A common mistake made when writing in the workplace is writing for yourself when you should be writing for your audience. Do you include things that you think are interesting, but your audience doesn’t need to know? How about details or history that your audience could care less about?

If you want your written communication to do what you need and want it to do, you need to make the right choices for your audience.

So, does your email really need a greeting?

Well, it depends.

Best practice is to humanize your email with a greeting. The right greeting can make your email less impersonal and transactional; however, there are situations when a greeting is extraneous. In other words, there is a case to be made for both omitting greetings and including greetings.

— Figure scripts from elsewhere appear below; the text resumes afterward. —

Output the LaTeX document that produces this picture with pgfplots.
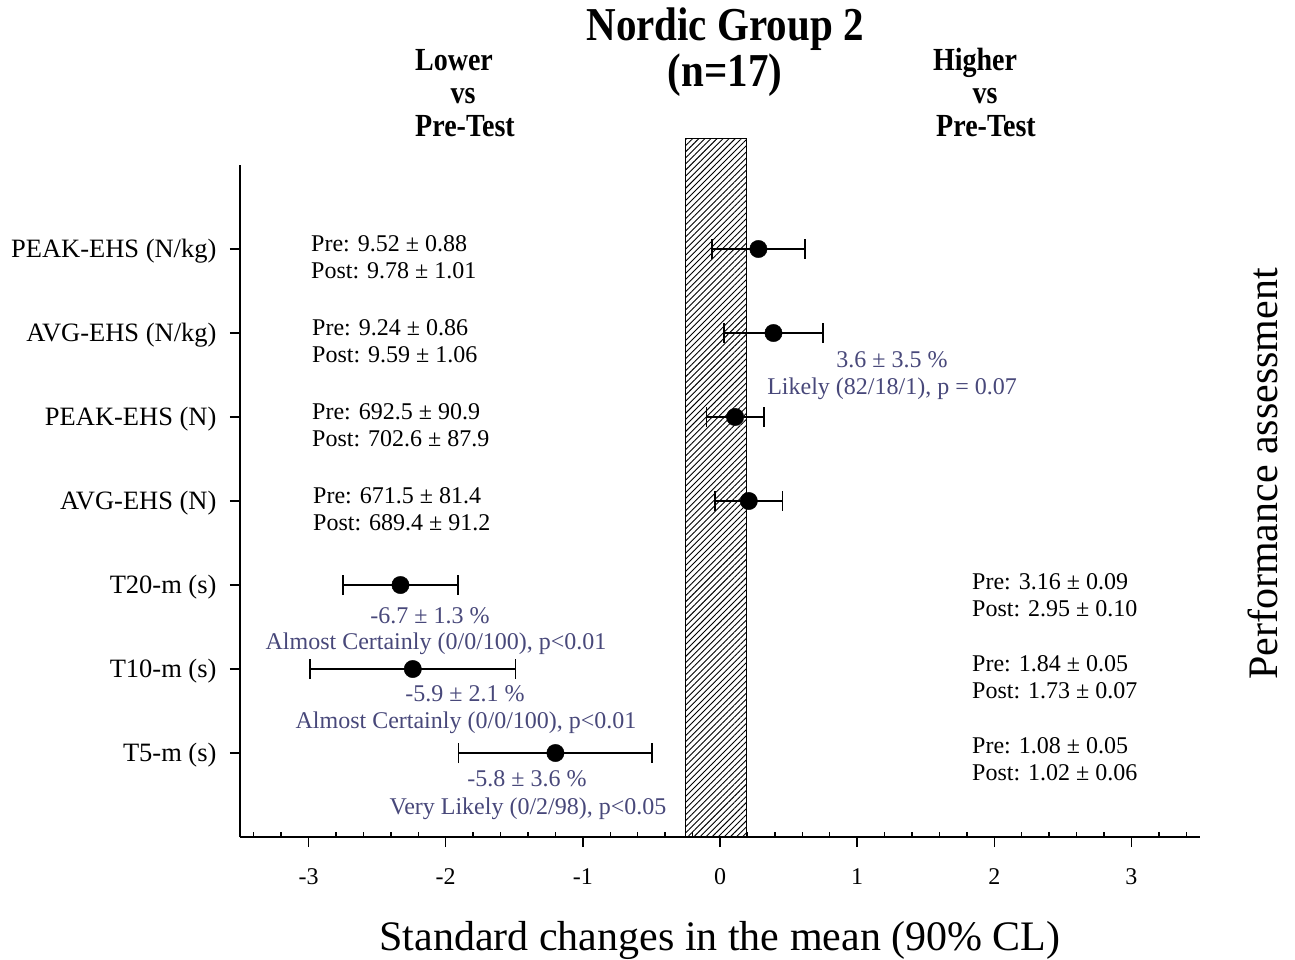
\documentclass[border=0pt]{standalone}
\usepackage{pgfplots}
\pgfplotsset{compat=1.18}
\usepackage{fontspec}
\setmainfont{Liberation Serif}
\usetikzlibrary{patterns.meta}
\definecolor{annot}{RGB}{72,72,122}
\newcommand{\annfont}{\fontsize{24}{29}\selectfont}
\newcommand{\hdrfont}{\fontsize{28}{34}\selectfont\bfseries}
\newcommand{\tall}[1]{\scalebox{1}[1.15]{#1}}
\begin{document}
\begin{tikzpicture}[x=1pt,y=1pt]
\useasboundingbox (0,0) rectangle (1295,-959);
\begin{axis}[
  at={(240pt,-837pt)}, anchor=south west,
  scale only axis, width=960pt, height=672pt,
  xmin=-3.5, xmax=3.5, ymin=0, ymax=8,
  axis x line=bottom, axis y line=left,
  x axis line style={-}, y axis line style={-},
  axis line style={line width=1.5pt, black},
  clip=false,
  xtick={-3,...,3},
  minor xtick={-3.4,-3.2,-2.8,-2.6,-2.4,-2.2,-1.8,-1.6,-1.4,-1.2,-0.8,-0.6,-0.4,-0.2,0.2,0.4,0.6,0.8,1.2,1.4,1.6,1.8,2.2,2.4,2.6,2.8,3.2,3.4},
  tick align=outside,
  major tick length=10pt,
  minor tick length=-5pt,
  every tick/.style={line width=1.3pt, black},
  ytick={1,...,7},
  yticklabels={T5-m (s), T10-m (s), T20-m (s), AVG-EHS (N), PEAK-EHS (N), AVG-EHS (N/kg), PEAK-EHS (N/kg)},
  yticklabel style={font=\fontsize{26.5}{31}\selectfont, xshift=-10pt, yshift=-2pt},
  xticklabel style={font=\fontsize{24}{29}\selectfont, yshift=-18pt},
  /pgf/number format/assume math mode=true,
]
\addplot[draw=black, line width=1pt, pattern={Lines[angle=45,distance=4.3pt,line width=0.9pt]}]
  coordinates {(-0.25,0) (-0.25,8.31) (0.19,8.31) (0.19,0)} -- cycle;
\addplot[only marks, mark=*, mark size=8.7pt, black,
  error bars/.cd, x dir=both, x explicit, error mark=|,
  error bar style={line width=1.5pt, black},
  error mark options={line width=1.5pt, mark size=10pt, black}]
  table[x=x, y=y, x error=e] {
x y e
0.28 7 0.34
0.39 6 0.36
0.11 5 0.21
0.21 4 0.245
-2.33 3 0.42
-2.24 2 0.75
-1.20 1 0.705
};
\end{axis}
% titles
\node[anchor=base, font=\fontsize{41}{50}\selectfont\bfseries] at (725,-40) {\tall{Nordic Group 2}};
\node[anchor=base, font=\fontsize{41}{50}\selectfont\bfseries] at (725,-86) {\tall{(n=17)}};
\node[anchor=base, font=\hdrfont] at (454,-70) {\tall{Lower}};
\node[anchor=base, font=\hdrfont] at (463,-103) {\tall{vs}};
\node[anchor=base, font=\hdrfont] at (465,-136) {\tall{Pre-Test}};
\node[anchor=base, font=\hdrfont] at (975,-70) {\tall{Higher}};
\node[anchor=base, font=\hdrfont] at (985,-103) {\tall{vs}};
\node[anchor=base, font=\hdrfont] at (986,-136) {\tall{Pre-Test}};
% axis labels
\node[anchor=base, font=\fontsize{42}{50}\selectfont] at (720,-950) {Standard changes in the mean (90\% CL)};
\node[anchor=base, rotate=90, font=\fontsize{42}{50}\selectfont] at (1277,-474) {Performance assessment};
% pre/post
\begin{scope}[every node/.style={anchor=base west, inner sep=0pt, font=\annfont}]
\node at (311,-251) {Pre: 9.52 ± 0.88};
\node at (311,-278) {Post: 9.78 ± 1.01};
\node at (312,-335) {Pre: 9.24 ± 0.86};
\node at (312,-362) {Post: 9.59 ± 1.06};
\node at (312,-419) {Pre: 692.5 ± 90.9};
\node at (312,-446) {Post: 702.6 ± 87.9};
\node at (313,-503) {Pre: 671.5 ± 81.4};
\node at (313,-530) {Post: 689.4 ± 91.2};
\node at (972,-589) {Pre: 3.16 ± 0.09};
\node at (972,-616) {Post: 2.95 ± 0.10};
\node at (972,-671) {Pre: 1.84 ± 0.05};
\node at (972,-698) {Post: 1.73 ± 0.07};
\node at (972,-753) {Pre: 1.08 ± 0.05};
\node at (972,-780) {Post: 1.02 ± 0.06};
\end{scope}
\begin{scope}[every node/.style={anchor=base, inner sep=0pt, font=\annfont, text=annot}]
\node at (892,-367) {3.6 ± 3.5 \%};
\node at (892,-394) {Likely (82/18/1), p = 0.07};
\node at (430,-623) {-6.7 ± 1.3 \%};
\node at (436,-649) {Almost Certainly (0/0/100), p<0.01};
\node at (465,-701) {-5.9 ± 2.1 \%};
\node at (466,-728) {Almost Certainly (0/0/100), p<0.01};
\node at (527,-786) {-5.8 ± 3.6 \%};
\node at (528,-814) {Very Likely (0/2/98), p<0.05};
\end{scope}
\end{tikzpicture}
\end{document}
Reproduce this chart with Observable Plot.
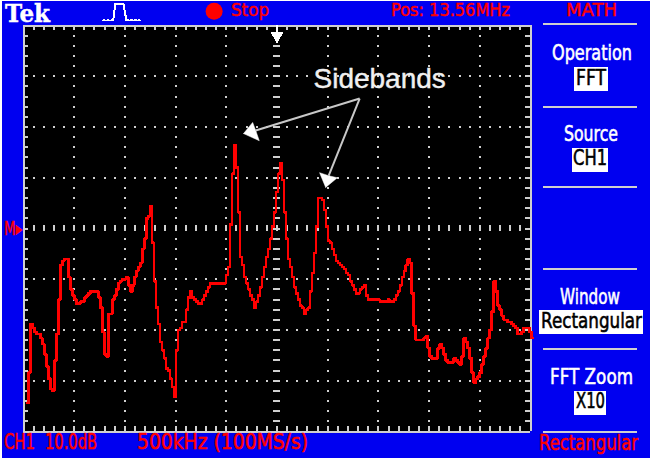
<!DOCTYPE html>
<html>
<head>
<meta charset="utf-8">
<script src="https://cdn.jsdelivr.net/npm/d3@7"></script>
<script src="https://cdn.jsdelivr.net/npm/@observablehq/plot@0.6"></script>
<style>
html,body{margin:0;padding:0;background:#fff;width:650px;height:460px;overflow:hidden}
#scope{position:absolute;left:2px;top:1px;width:648px;height:457px;background:#0000f0}
#chart{position:absolute;left:0;top:0}
#chart svg{background:transparent;display:block}
.lab{position:absolute;white-space:nowrap;font-family:"DejaVu Sans",sans-serif;line-height:1;transform-origin:0 0;font-size:16px;-webkit-text-stroke:0.45px currentColor}
.box{position:absolute;background:#fff}
</style>
</head>
<body>
<div id="scope"></div>
<div id="chart"></div>
<script>
// FFT trace, one value per displayed sample, in scope counts (25 counts per vertical division)
const levels = [
-86,-71,-47,-49,-51,-52,-52,-54,-57,-62,-68,-74,-79,-80,-65,-52,-35,-18,-16,-15,-15,-24,-30,-33,-35,-37,-37,-36,-36,-34,-33,-32,-31,-31,-31,-31,-34,-39,-51,-62,-63,-42,-42,-35,-33,-30,-27,-26,-25,-25,-24,-28,-31,-28,-24,-21,-19,-17,-10,-5,5,6,11,-7,-26,-39,-47,-56,-60,-64,-69,-70,-74,-78,-83,-60,
-50,-49,-46,-46,-40,-34,-31,-34,-35,-36,-37,-37,-35,-33,-31,-29,-27,-27,-27,-27,-27,-27,-27,-27,-23,-19,2,27,41,30,8,-14,-18,-24,-27,-30,-33,-35,-39,-36,-33,-29,-24,-19,-14,-10,-5,1,8,18,27,32,24,8,-5,-15,-19,-24,-29,-32,-35,-38,-39,-42,-40,-39,-31,-22,-12,1,15,15,14,9,1,-6,-7,-10,-13,-16,-17,-18,-19,-20,-22,-23,
-26,-28,-30,-32,-32,-30,-29,-28,-33,-35,-35,-35,-35,-35,-35,-36,-36,-36,-36,-35,-36,-36,-35,-33,-31,-28,-24,-21,-18,-15,-17,-32,-48,-55,-55,-55,-55,-54,-53,-59,-63,-64,-64,-64,-59,-57,-59,-62,-65,-66,-66,-66,-64,-65,-66,-67,-63,-54,-56,-59,-64,-71,-76,-74,-73,-71,-67,-63,-59,-54,-50,-41,-26,-31,-38,-40,-43,-45,-45,-46,-46,-47,-48,-49,-52,-52,-51,-49,-49,-49,-51,-54
];
const firstSample = 2;
const samplesAcross = 254;
const countsPerDiv = 25;

// Annotation, in graticule divisions
const annotation = "Sidebands";
const arrowTail = [6.63, 2.56];
const arrowNotches = [[4.58, 1.93], [6.02, 1.04]];
const headLeft = [[4.34, 1.87], [4.52, 2.09], [4.58, 1.93], [4.65, 1.73], [4.34, 1.87]];
const headRight = [[5.96, 0.81], [5.84, 1.10], [6.02, 1.04], [6.19, 1.00], [5.96, 0.81]];

// Menu rows and on-screen readouts
const menuRules = [4.02, 2.40, 0.81, -0.79, -2.38, -4];
const pulseTop = [[1.77, 4.1], [1.81, 4.43], [1.97, 4.43], [2.03, 4.1]];
const pulseBaseLeft = [[1.57, 4.1], [1.77, 4.1]];
const pulseBaseRight = [[2.03, 4.1], [2.3, 4.1]];

const trace = levels.map((c, i) => ({x: (i + firstSample) * 10 / samplesAcross, y: c / countsPerDiv}));
const fifthsX = d3.range(1, 50).map(k => k / 5);
const fifthsY = d3.range(-19, 20).map(k => k / 5);
const gridDots = [];
for (const gx of [1,2,3,4,6,7,8,9]) for (const fy of fifthsY) gridDots.push({x: gx, y: fy});
for (const gy of [-3,-2,-1,1,2,3]) for (const fx of fifthsX) if (fx !== 5) gridDots.push({x: fx, y: gy});

const G = "#cfcfcf";
const crisp = {shapeRendering: "crispEdges"};
const px = d => d[0], py = d => d[1];
const plot = Plot.plot({
  width: 650, height: 460,
  margin: 0,
  x: {domain: [0, 10], range: [23, 530], axis: null},
  y: {domain: [-4, 4], range: [431, 25], axis: null},
  style: {background: "transparent"},
  marks: [
    Plot.rectY([0], {x1: 0, x2: 10, y1: -4, y2: 4, fill: "#000", ...crisp}),
    Plot.dot(gridDots, {x: "x", y: "y", symbol: "square", r: 1.13, fill: G, ...crisp}),
    // frame ticks
    Plot.ruleX(fifthsX, {x: d => d, y1: 4, y2: 3.9, stroke: G, strokeWidth: 2, ...crisp}),
    Plot.ruleX(fifthsX, {x: d => d, y1: -4, y2: -3.9, stroke: G, strokeWidth: 2, ...crisp}),
    Plot.ruleY(fifthsY, {y: d => d, x1: 0, x2: 0.1, stroke: G, strokeWidth: 2, ...crisp}),
    Plot.ruleY(fifthsY, {y: d => d, x1: 10, x2: 9.9, stroke: G, strokeWidth: 2, ...crisp}),
    // centre graticule
    Plot.ruleX(fifthsX, {x: d => d, y1: -0.06, y2: 0.06, stroke: G, strokeWidth: 2, ...crisp}),
    Plot.ruleY(fifthsY, {y: d => d, x1: 4.94, x2: 5.06, stroke: G, strokeWidth: 2, ...crisp}),
    // frame
    Plot.ruleX([0, 10], {y1: -4, y2: 4, stroke: G, strokeWidth: 2, ...crisp}),
    Plot.ruleY([-4, 4], {x1: 0, x2: 10, stroke: G, strokeWidth: 2, ...crisp}),
    // menu separators
    Plot.ruleY(menuRules, {x1: 10.26, x2: 12.11, stroke: G, strokeWidth: 2, ...crisp}),
    // trigger marker
    Plot.ruleX([5], {y1: 4, y2: 3.84, stroke: "#fff", strokeWidth: 2, ...crisp}),
    Plot.dot([[5, 3.8]], {x: px, y: py, symbol: "triangle", r: 5, rotate: 180, fill: "#fff", ...crisp}),
    // FFT trace
    Plot.line(trace, {x: "x", y: "y", stroke: "#ff0000", strokeWidth: 2.5, curve: "step", ...crisp}),
    // annotation
    Plot.text([annotation], {x: 5.72, y: 2.95, text: d => d, fill: "#f0f0f0", stroke: "#f0f0f0", strokeWidth: 0.4, fontFamily: "Liberation Sans", fontSize: 28, textAnchor: "start"}),
    Plot.link(arrowNotches, {x1: arrowTail[0], y1: arrowTail[1], x2: px, y2: py, stroke: "#c8c8c8", strokeWidth: 2}),
    Plot.line(headLeft, {x: px, y: py, fill: "#fff", stroke: "#fff", strokeWidth: 0.5}),
    Plot.line(headRight, {x: px, y: py, fill: "#fff", stroke: "#fff", strokeWidth: 0.5}),
    // trigger-status pulse icon
    Plot.line(pulseTop, {x: px, y: py, stroke: "#fff", strokeWidth: 2, ...crisp}),
    Plot.line(pulseBaseLeft, {x: px, y: py, stroke: "#fff", strokeWidth: 2, strokeDasharray: "2 2", ...crisp}),
    Plot.line(pulseBaseRight, {x: px, y: py, stroke: "#fff", strokeWidth: 2, strokeDasharray: "2 2", ...crisp}),
    // run indicator
    Plot.dot([[3.76, 4.28]], {x: px, y: py, r: 8.5, fill: "#ff0000"})
  ]
});
document.getElementById("chart").appendChild(plot);

// Readout text: [text, left, cap top, width, cap height, colour]
const RED = "#ff0000", WHITE = "#ffffff", BLACK = "#000000";
const boxes = [[574, 67, 34, 24], [572, 148, 36, 24], [539, 310, 104, 24], [574, 391, 32, 24]];
for (const [l, t, w, h] of boxes) {
  const b = document.createElement("div");
  b.className = "box";
  Object.assign(b.style, {left: l + "px", top: t + "px", width: w + "px", height: h + "px"});
  document.body.appendChild(b);
}
const labels = [
  ["Stop", 231, 4, 38, 13, RED],
  ["Pos: 13.56MHz", 391, 4, 119, 13, RED],
  ["MATH", 566, 4, 51, 13, RED],
  ["Operation", 552, 45, 80, 15, WHITE],
  ["FFT", 576, 70, 30, 16, BLACK],
  ["Source", 564, 126, 54, 16, WHITE],
  ["CH1", 573, 150, 34, 16, BLACK],
  ["Window", 560, 289, 60, 15, WHITE],
  ["Rectangular", 541, 313, 101, 15, BLACK],
  ["FFT Zoom", 550, 369, 83, 16, WHITE],
  ["X10", 576, 393, 29, 16, BLACK],
  ["CH1", 4, 434, 31, 16, RED],
  ["10.0dB", 45, 434, 52, 16, RED],
  ["500kHz (100MS/s)", 137, 434, 171, 16, RED],
  ["Rectangular", 539, 435, 99, 15, RED],
  ["M▸", 4, 221, 18, 14, RED]
];
for (const [txt, l, capTop, w, capH, col] of labels) {
  const s = document.createElement("span");
  s.className = "lab";
  s.textContent = txt;
  s.style.left = l + "px";
  s.style.color = col;
  document.body.appendChild(s);
  const sy = capH / (0.729 * 16);
  s.style.top = (capTop - 0.117 * 16 * sy) + "px";
  s.style.transform = `scale(${w / s.getBoundingClientRect().width},${sy})`;
}
const tek = document.createElement("span");
tek.className = "lab";
tek.textContent = "Tek";
Object.assign(tek.style, {left: "5px", color: WHITE, fontFamily: '"DejaVu Serif",serif', fontWeight: "bold", fontSize: "23.3px", top: "2.3px"});
document.body.appendChild(tek);
tek.style.transform = `scaleX(${45 / tek.getBoundingClientRect().width})`;
</script>
</body>
</html>
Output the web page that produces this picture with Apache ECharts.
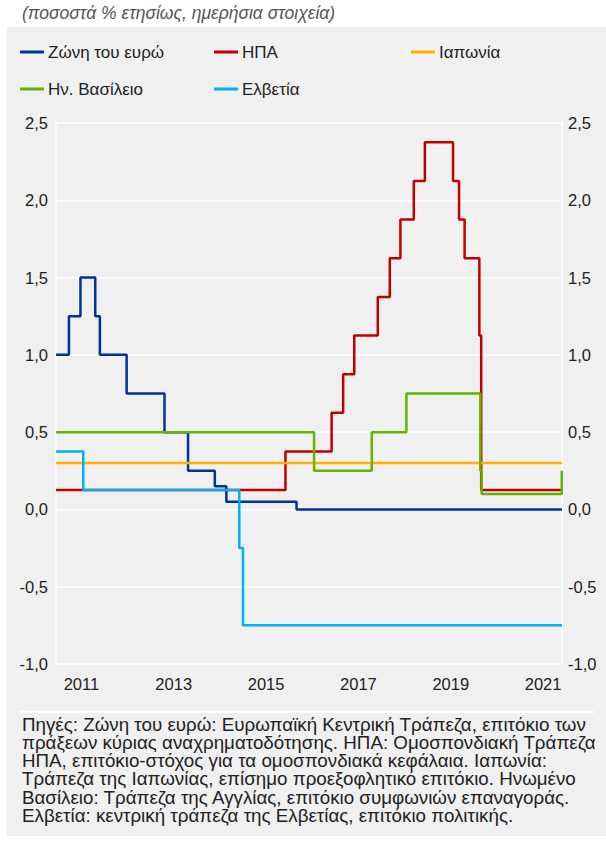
<!DOCTYPE html>
<html>
<head>
<meta charset="utf-8">
<script src="https://cdn.jsdelivr.net/npm/echarts@6/dist/echarts.min.js"></script>
<style>
  html, body { margin: 0; padding: 0; background: #ffffff; }
  #chart { width: 606px; height: 841px; }
</style>
</head>
<body>
<div id="chart"></div>
<script>
// ---------- data (decimal years, rates in %) ----------
const xStart = 2011.0;
const xEnd = 2021.96;

const euroDates = [2011.0, 2011.28, 2011.53, 2011.85, 2011.95, 2012.53, 2013.35, 2013.86, 2014.44, 2014.69, 2016.21, 2021.96];
const euroValues = [1.00, 1.25, 1.50, 1.25, 1.00, 0.75, 0.50, 0.25, 0.15, 0.05, 0.00, 0.00];

const usDates = [2011.0, 2015.97, 2016.97, 2017.22, 2017.46, 2017.97, 2018.23, 2018.46, 2018.75, 2018.99, 2019.60, 2019.73, 2019.85, 2020.17, 2020.21, 2021.96];
const usValues = [0.125, 0.375, 0.625, 0.875, 1.125, 1.375, 1.625, 1.875, 2.125, 2.375, 2.125, 1.875, 1.625, 1.125, 0.125, 0.125];

const japanDates = [2011.0, 2021.96];
const japanValues = [0.30, 0.30];

const ukDates = [2011.0, 2016.59, 2017.84, 2018.59, 2020.19, 2020.22, 2021.955, 2021.96];
const ukValues = [0.50, 0.25, 0.50, 0.75, 0.25, 0.10, 0.25, 0.25];

const chDates = [2011.0, 2011.59, 2014.97, 2015.05, 2021.96];
const chValues = [0.375, 0.125, -0.25, -0.75, -0.75];

const seriesNames = ['Ζώνη του ευρώ', 'ΗΠΑ', 'Ιαπωνία', 'Ην. Βασίλειο', 'Ελβετία'];
const xLabelYears = [2011, 2013, 2015, 2017, 2019, 2021];
const yMin = -1.0, yMax = 2.5, yStep = 0.5;

const titleText = '(ποσοστά % ετησίως, ημερήσια στοιχεία)';
const footerLines = [
  'Πηγές: Ζώνη του ευρώ: Ευρωπαϊκή Κεντρική Τράπεζα, επιτόκιο των',
  'πράξεων κύριας αναχρηματοδότησης. ΗΠΑ: Ομοσπονδιακή Τράπεζα',
  'ΗΠΑ, επιτόκιο-στόχος για τα ομοσπονδιακά κεφάλαια. Ιαπωνία:',
  'Τράπεζα της Ιαπωνίας, επίσημο προεξοφλητικό επιτόκιο. Ηνωμένο',
  'Βασίλειο: Τράπεζα της Αγγλίας, επιτόκιο συμφωνιών επαναγοράς.',
  'Ελβετία: κεντρική τράπεζα της Ελβετίας, επιτόκιο πολιτικής.'
];

// ---------- build ----------
const colors = ['#003399', '#C00000', '#FFB000', '#66B300', '#00B0F0'];
const zip = (d, v) => d.map((t, i) => [t, v[i]]);
const seriesData = [
  zip(euroDates, euroValues),
  zip(usDates, usValues),
  zip(japanDates, japanValues),
  zip(ukDates, ukValues),
  zip(chDates, chValues)
];

const FONT = '"Liberation Sans", Arial, Helvetica, sans-serif';
const fmtY = v => v.toFixed(1).replace('.', ',');

const legendPos = [[20, 43.5], [214, 43.5], [411, 43.5], [20, 80.5], [214, 80.5]];
const legends = seriesNames.map((n, i) => ({
  data: [n],
  left: legendPos[i][0],
  top: legendPos[i][1],
  icon: 'rect',
  itemWidth: 24,
  itemHeight: 3,
  itemGap: 0,
  padding: 0,
  selectedMode: false,
  textStyle: { fontFamily: FONT, fontSize: 17, color: '#222', padding: [0, 0, 0, -1] }
}));

const footerGraphics = footerLines.map((line, i) => ({
  type: 'text', silent: true,
  x: 22, y: 715.5 + i * 18.2, scaleX: 1.055,
  style: { text: line, fontFamily: FONT, fontSize: 17.8, fill: '#222', verticalAlign: 'top' }
}));

const chart = echarts.init(document.getElementById('chart'), null, { renderer: 'svg' });
chart.setOption({
  backgroundColor: '#ffffff',
  animation: false,
  color: colors,
  graphic: [
    { type: 'rect', z: -100, silent: true, shape: { x: 7, y: 27, width: 599, height: 809 }, style: { fill: '#F0F0F0' } },
    { type: 'line', z: -90, silent: true, shape: { x1: 20, y1: 712, x2: 594, y2: 712 }, style: { stroke: '#ffffff', lineWidth: 2 } },
    { type: 'text', left: 22, top: 4, silent: true,
      style: { text: titleText, fontFamily: FONT, fontSize: 17.5, fontStyle: 'italic', fill: '#555' } }
  ].concat(footerGraphics),
  legend: legends,
  grid: { left: 56, right: 44, top: 123, bottom: 177, containLabel: false },
  xAxis: {
    type: 'value',
    min: xStart,
    max: xEnd,
    axisLine: { show: false },
    axisTick: { show: false },
    splitLine: { show: false },
    axisLabel: {
      customValues: xLabelYears.map(y => y + 0.55),
      formatter: v => String(Math.floor(v)),
      fontFamily: FONT, fontSize: 16.5, color: '#222', margin: 11,
      showMinLabel: true, showMaxLabel: true
    }
  },
  yAxis: [
    {
      type: 'value', position: 'left', min: yMin, max: yMax, interval: yStep,
      axisLine: { show: true, lineStyle: { color: '#ffffff', width: 1.5 } },
      axisTick: { show: false },
      splitLine: { show: true, lineStyle: { color: '#ffffff', width: 1.5 } },
      axisLabel: { formatter: fmtY, fontFamily: FONT, fontSize: 16.5, color: '#222', margin: 8 }
    },
    {
      type: 'value', position: 'right', min: yMin, max: yMax, interval: yStep,
      axisLine: { show: true, lineStyle: { color: '#ffffff', width: 1.5 } },
      axisTick: { show: false },
      splitLine: { show: false },
      axisLabel: { formatter: fmtY, fontFamily: FONT, fontSize: 16.5, color: '#222', margin: 6 }
    }
  ],
  series: seriesNames.map((n, i) => ({
    name: n,
    type: 'line',
    step: 'end',
    data: seriesData[i],
    showSymbol: false,
    symbol: 'none',
    lineStyle: { width: 2.5, color: colors[i] },
    itemStyle: { color: colors[i] },
    emphasis: { disabled: true },
    z: 2 + i
  }))
});
</script>
</body>
</html>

Reasons to omit email greetings

  1. Your audience doesn’t want it or doesn’t care.
  2. You have been asked for only a simple response (e.g., yes/no).
  3. Communication is very informal (think of the days we used to invite coworkers to lunch).
  4. It’s an ongoing conversation; in this case, consider picking up the phone after a few emails.

Reasons to use include greetings

  1. Create a warm, friendly tone (e.g., Hello, Happy Monday).
  2. Establish rapport with someone you don’t know well.
  3. Formalize the communication (e.g., Good morning, Greetings).
  4. It’s polite – you wouldn’t barge into a room and start talking without saying hello, would you?

You choose. Know you audience and make the right choice for them.